The Canadian Dollar (“Loonie”) recorded a fairly strong 2010. It
appreciated 5.5% against the US Dollar, as an encore to a 16% gain in
2009. Moreover, its rise occurred with remarkably little volatility,
fluctuating within a tight range of $0.99 – $1.08 (CAD/USD. It total, it
rose against “seven of its major peers,” and “gained 4.4 percent
over the past year in a measure of 10 developed-nation currencies,
Bloomberg Correlation-Weighted Currency Indexes showed.” As for 2011, it
is expected to continue trading close to 1:1 against the USD, though
analysts differ over which side of parity it will tend towards.
At the moment, there are a few key fundamental trends driving the Loonie. As the WSJ encapsulated,
the first factor is investor risk tolerance: “The fortunes of the
risk-sensitive Canadian dollar in 2011 will be determined in large part
by the issues driving global market fluctuations.” Due primarily to the
EU sovereign debt crisis, risk appetite continues to experience
dramatic ebbs and flows. Based on conventional wisdom, risk averse
investors should incline towards shunning the Loonie in favor of the US
Dollar and other safe haven currencies. However, if you track the
Loonie’s actual performance, you can see that concerns over global
financial instability have hardly impacted it. Thus, bulls see this
uncertainty as a force that “pushes investors to diversify their foreign exchange holdings by picking up some Canadian dollars.”
The second set of factors are macroeconomic. While slowing slightly
in the second half of the year, the Canadian economy nonetheless
exhibited a solid performance, which is expected to continue into 2011. Goldman Sachs,
for example, “now sees growth accelerating to 3.3 per cent in the
second quarter of this year, and 3.5 per cent in both the third and
fourth quarters amid improving domestic demand.” However, the strong
performance by natural resources and Canadian export strength that drove
growth in 2010 could also be interpreted as a wild card in 2011, as the
trade surplus narrows from a moderation in commodities prices and an expensive Canadian Dollar.

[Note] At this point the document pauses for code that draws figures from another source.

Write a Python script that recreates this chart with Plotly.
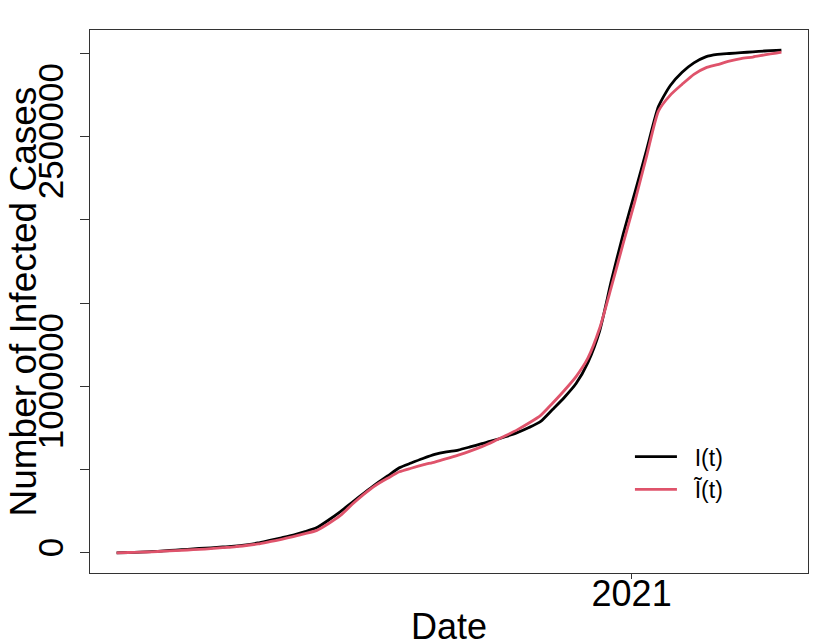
import pandas as pd
import plotly.graph_objects as go

dates = ["2020-03-01", "2020-03-08", "2020-03-15", "2020-03-22", "2020-03-29", "2020-04-05",
         "2020-04-12", "2020-04-19", "2020-04-26", "2020-05-03", "2020-05-10", "2020-05-17",
         "2020-05-24", "2020-05-31", "2020-06-07", "2020-06-14", "2020-06-21", "2020-06-28",
         "2020-07-05", "2020-07-12", "2020-07-19", "2020-07-26", "2020-08-02", "2020-08-09",
         "2020-08-16", "2020-08-23", "2020-08-30", "2020-09-06", "2020-09-13", "2020-09-20",
         "2020-09-27", "2020-10-04", "2020-10-11", "2020-10-18", "2020-10-25", "2020-11-01",
         "2020-11-08", "2020-11-15", "2020-11-22", "2020-11-29", "2020-12-06", "2020-12-13",
         "2020-12-20", "2020-12-27", "2021-01-03", "2021-01-10", "2021-01-17", "2021-01-24",
         "2021-01-31", "2021-02-07", "2021-02-14", "2021-02-21", "2021-02-28", "2021-03-07",
         "2021-03-14", "2021-03-21", "2021-03-28", "2021-03-31"]

# I(t): observed cumulative infected cases
infected = [0, 2400, 4200, 7200, 12000, 16800,
            21600, 26400, 30600, 35400, 40200, 48600,
            59400, 75000, 90600, 106800, 127200, 151800,
            197400, 247800, 303600, 358800, 412200, 461400,
            511200, 539400, 566400, 591000, 606600, 617400,
            636000, 655800, 675000, 697200, 721800, 752400,
            789600, 860400, 933000, 1016400, 1142400, 1332000,
            1635600, 1913400, 2164800, 2422200, 2680200, 2805600,
            2884800, 2941200, 2977800, 2992200, 2997600, 3002400,
            3007800, 3012600, 3016200, 3018000]

# I~(t): fitted cumulative infected cases
fitted = [0, 2400, 4200, 6600, 10200, 13800,
          17400, 21000, 25200, 31200, 36600, 44400,
          53400, 67200, 81600, 97800, 115200, 135000,
          176400, 225000, 291600, 352800, 406200, 447600,
          486600, 508200, 528000, 545400, 565500, 586800,
          610800, 637800, 669000, 702900, 738300, 779400,
          825600, 898200, 975000, 1058400, 1168800, 1348200,
          1598400, 1857600, 2112000, 2385000, 2653200, 2748000,
          2812800, 2872800, 2911200, 2931000, 2951400, 2967600,
          2976600, 2989200, 3000600, 3006000]

x_tickvals = ["2021-01-01"]
x_ticktext = ["2021"]
y_tickvals = [0, 500000, 1000000, 1500000, 2000000, 2500000, 3000000]
y_ticktext = ["0", "", "1000000", "", "", "2500000", ""]

series_names = ["\u00a0\u00a0I(t)", "\u00a0\u00a0\u0128(t)"]
series_colors = ["#000000", "#DF536B"]

FONT = "Liberation Sans, Arial, Helvetica, sans-serif"

d = pd.to_datetime(dates)
span = d.max() - d.min()
x_range = [d.min() - 0.04 * span, d.max() + 0.04 * span]
ymax = max(max(infected), max(fitted))
y_range = [-0.04 * ymax, ymax * 1.04]

fig = go.Figure()
for name, vals, col in zip(series_names, [infected, fitted], series_colors):
    fig.add_trace(go.Scatter(x=d, y=vals, mode="lines", name=name,
                             line=dict(color=col, width=2.8, shape="spline", smoothing=0.6)))

fig.update_layout(
    width=830, height=642,
    margin=dict(l=82, r=30, t=22, b=77, autoexpand=False),
    paper_bgcolor="white", plot_bgcolor="white",
    font=dict(family=FONT, color="black", size=36),
    legend=dict(x=0.752, y=0.254, xanchor="left", yanchor="top",
                bgcolor="rgba(0,0,0,0)", font=dict(size=23, family=FONT),
                itemwidth=42, tracegroupgap=0),
    showlegend=True,
    annotations=[dict(text="Number of Infected Cases", xref="paper", yref="paper",
                      x=0, y=0.5, xshift=-67, xanchor="center", yanchor="middle",
                      textangle=-90, showarrow=False, font=dict(size=37, family=FONT))],
)
fig.update_xaxes(
    type="date", range=x_range, tickvals=x_tickvals, ticktext=x_ticktext,
    showgrid=False, zeroline=False, showline=True, mirror=True,
    linecolor="#333333", linewidth=1, ticks="outside", ticklen=5, tickcolor="#333333",
    tickfont=dict(size=36), ticklabelstandoff=-16,
    title=dict(text="Date", font=dict(size=36), standoff=0),
    automargin=False,
)
fig.update_yaxes(
    range=y_range, tickvals=y_tickvals, ticktext=y_ticktext, tickangle=-90,
    showgrid=False, zeroline=False, showline=True, mirror=True,
    linecolor="#333333", linewidth=1, ticks="outside", ticklen=9, tickcolor="#333333",
    tickfont=dict(size=35), ticklabelstandoff=3,
    automargin=False,
)

fig.write_html("out.html")
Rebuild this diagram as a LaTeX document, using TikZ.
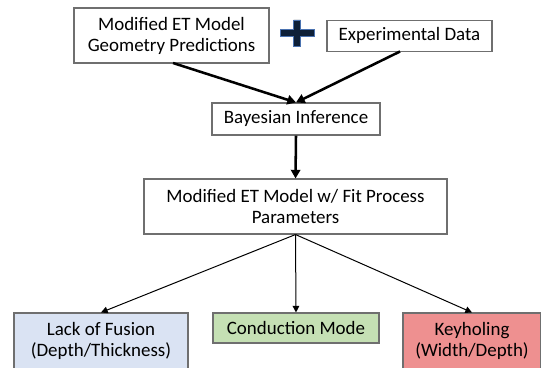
\documentclass[tikz,border=0pt]{standalone}
\usepackage{fontspec}
\setmainfont{Carlito}
\usetikzlibrary{arrows.meta}
\definecolor{bordergray}{HTML}{6F6F6F}
\definecolor{lofblue}{HTML}{DAE3F3}
\definecolor{condgreen}{HTML}{C5E0B4}
\definecolor{keyred}{HTML}{EE9090}
\definecolor{plusnavy}{HTML}{0E2038}
\definecolor{plusedge}{HTML}{4A72B0}
\begin{document}
\begin{tikzpicture}[x=0.75pt,y=-0.75pt,
  box/.style={draw=bordergray, line width=0.8pt, fill=white, align=center, inner sep=0pt,
    font=\fontsize{14.2}{15.8}\selectfont},
  thick arrow/.style={line width=1.9pt, -{Triangle[length=6.5pt,width=7pt]}},
  thin arrow/.style={line width=0.75pt, -{Triangle[length=5pt,width=5pt]}}]
\clip (0,0) rectangle (541,367);
\useasboundingbox (0,0) rectangle (541,367);
\node[box, minimum width=195*0.75pt, minimum height=55*0.75pt] (model) at (171.5,35.5) {Modified ET Model\\Geometry Predictions};
\node[box, minimum width=165*0.75pt, minimum height=31*0.75pt] (exp) at (409.5,35.75) {Experimental Data};
\node[box, minimum width=168*0.75pt, minimum height=32*0.75pt] (bayes) at (296,119) {Bayesian Inference};
\node[box, minimum width=303*0.75pt, minimum height=55*0.75pt] (fit) at (295.5,206.5) {Modified ET Model w/ Fit Process\\Parameters};
\node[box, fill=lofblue, minimum width=174*0.75pt, minimum height=56*0.75pt] (lof) at (101,341) {Lack of Fusion\\(Depth/Thickness)};
\node[box, fill=condgreen, minimum width=166*0.75pt, minimum height=30*0.75pt] (cond) at (296,328) {Conduction Mode};
\node[box, fill=keyred, minimum width=138*0.75pt, minimum height=56*0.75pt] (key) at (472,341) {Keyholing\\(Width/Depth)};
% plus sign
\draw[fill=plusnavy, draw=plusedge, line width=0.5pt]
  (280,29.5) -- (293.5,29.5) -- (293.5,20) -- (300.5,20) -- (300.5,29.5) -- (314,29.5)
  -- (314,36.5) -- (300.5,36.5) -- (300.5,46) -- (293.5,46) -- (293.5,36.5) -- (280,36.5) -- cycle;
% connectors
\coordinate (mstart) at (173,63);
\coordinate (estart) at (400,51.5);
\draw[thick arrow] (mstart) -- (bayes.north);
\draw[thick arrow] (estart) -- (bayes.north);
\draw[thick arrow] (bayes.south) -- (fit.north);
\draw[thin arrow] (fit.south) -- (lof.north);
\draw[thin arrow] (fit.south) -- (cond.north);
\draw[thin arrow] (fit.south) -- (key.north);
\end{tikzpicture}
\end{document}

Finally, there is the continuing search for “value currencies” that is driving investors towards the Loonie. According to Bill Gross,
manager of the world’s biggest bond fund, “It’s a critical strategy
going forward to get…into some currency that holds its value…I’d suggest
Mexico, Brazil or Canada as three examples of countries with good
fiscal balance sheets.” It doesn’t hurt that the Bank of Canada was the
first G7 central bank to raise interest rates, and that its benchmark
interest rate compares favorably with the US Dollar, Yen, etc. Moreover,
it is forecast to hike rates by an additional 50 basis points in 2011,
beginning in the third quarter. On the other hand, it will still be a
couple years before rates are high enough to make carry trading viable.
Besides, long-term interest rates are currently higher in the US, which means that investors hungry for yield will ultimately have to find other reasons for shifting funds to Canada.
Forecasts for the Canadian Dollar in 2011 are extremely varied. If
there’s any consensus, it is that barring any unforeseen developments,
the Loonie will spend the year close to parity with the US Dollar. A
couple analysts expect a big (downside) move, but the majority expects
that regardless of which way the Loonie ultimately trends, it probably
won’t be far removed from current levels. “The Bloomberg composite of 32 forecasts has the loonie spending most of the year at parity, then dipping slightly by the fourth quarter.” A similar WSJ survey shows a median forecast of 1:1 throughout the entire year.
Some analysts expect more movement in the currency crosses (i.e.
against currencies besides the US Dollar). Given that the Canadian
Dollar accounts for such a small portion of overall forex trading
volume, however, it seems more likely that CAD cross rates will take
their cues entirely from the USD and the rule of triangular arbitrage.
(For example, if the Dollar rises against the Loonie but falls against
the Aussie in 2011, the Loonie will necessarily also fall against the
Aussie, regardless of whether fundamentals dictate such a movie).
I’m personally inclined to agree with the majority. There are many
good reasons to buy the Loonie, but most of these were already priced in
during the Loonie’s steady climb over the last two years. Going
forward, I think that the US economy represents a double-edged sword
that will prevent the Loonie from rising further. In short, if the US
economy falters, so will the Canadian economy. If the US economic
recovery gathers momentum, however, there will be good reason to buy the
US Dollar in lieu of its counterpart to the north.